To the best of my knowledge, I don't recall Hannaty, Limbaugh, O'Reilly or the rest ever question the qualifications of folks like J.C. Watts, Steve Largent, Jim Ryun, Jim Bunning or any other conservative Republican celebrity. I do know that they have disparaged the likes of Chicago-area Representative Jesse Jackson, Jr. (whom they claim would never have been elected if his father wasn't famous); Rhode Island Representative Patrick Kennedy (his father is Senator Ted); and now, of course, Al Franken. Perhaps their problem isn't so much with their celebrity or "stardom" but with their politics.
I predict that Al Franken will become a pretty good senator. Having read all of his books I can tell you that not only is he both witty and bright; he is also very well versed on a lot of issues. He also cares passionately about making this a better world, much in the mold of his political mentor, the late Senator Paul David Wellstone. I predict that as the years go by, Franken's career as a writer/comedian/satirist/radio talk show host will fade from memory . . . except when the boys and girls Fox remind us. . .
©2009 Kurt F. Stone
* Al Franken's election to the U.S. Senate marks an interesting bit of American history. Minnesota is now the only state in American history to have elected 4 Jewish senators. Moreover, Al Franken is the fourth Jewish person in a row to occupy this senate seat. He takes over the seat that had previously been held for one term by Republican Norm Coleman; Coleman took over the seat held for two terms by the late Democrat Paul David Wellstone; Wellstone had defeated Republican Rudy Boschwitz, who himself had served two terms. In other words, this marks the sixth term in a row that this seat has been held by a Jew. Really quite remarkable when you consider how few Jewish people live in Minnesota. Hey wait a second . . . come to think of it, my maternal grandma, Grandma Ann, was born in St. Paul way back in 1896 . . .

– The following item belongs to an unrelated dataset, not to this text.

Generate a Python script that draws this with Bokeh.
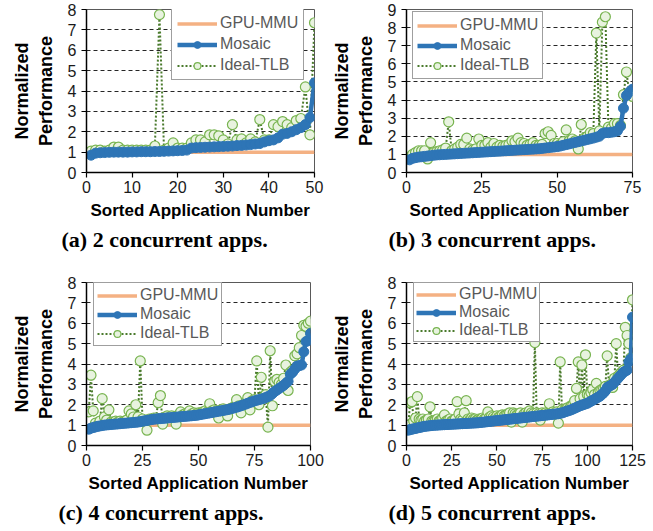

Great article! I am always amazed at the wealth of information (and trivia) that you possess. I remember the fireworks that ensued when the book Lies and the Lying......" O'Reilly was furious and he and Franken went at each other--I believe, at a book fair. Anyway, it was quite a show. O'Reilly looked like he was about to kill Franken, but Al kept his cool.
Posted by: D.B.B. | July 05, 2009 at 09:24 AM
"debauched, foul-mouthed, plague-ridden scandal-mongering deviant" .... My kind of guy!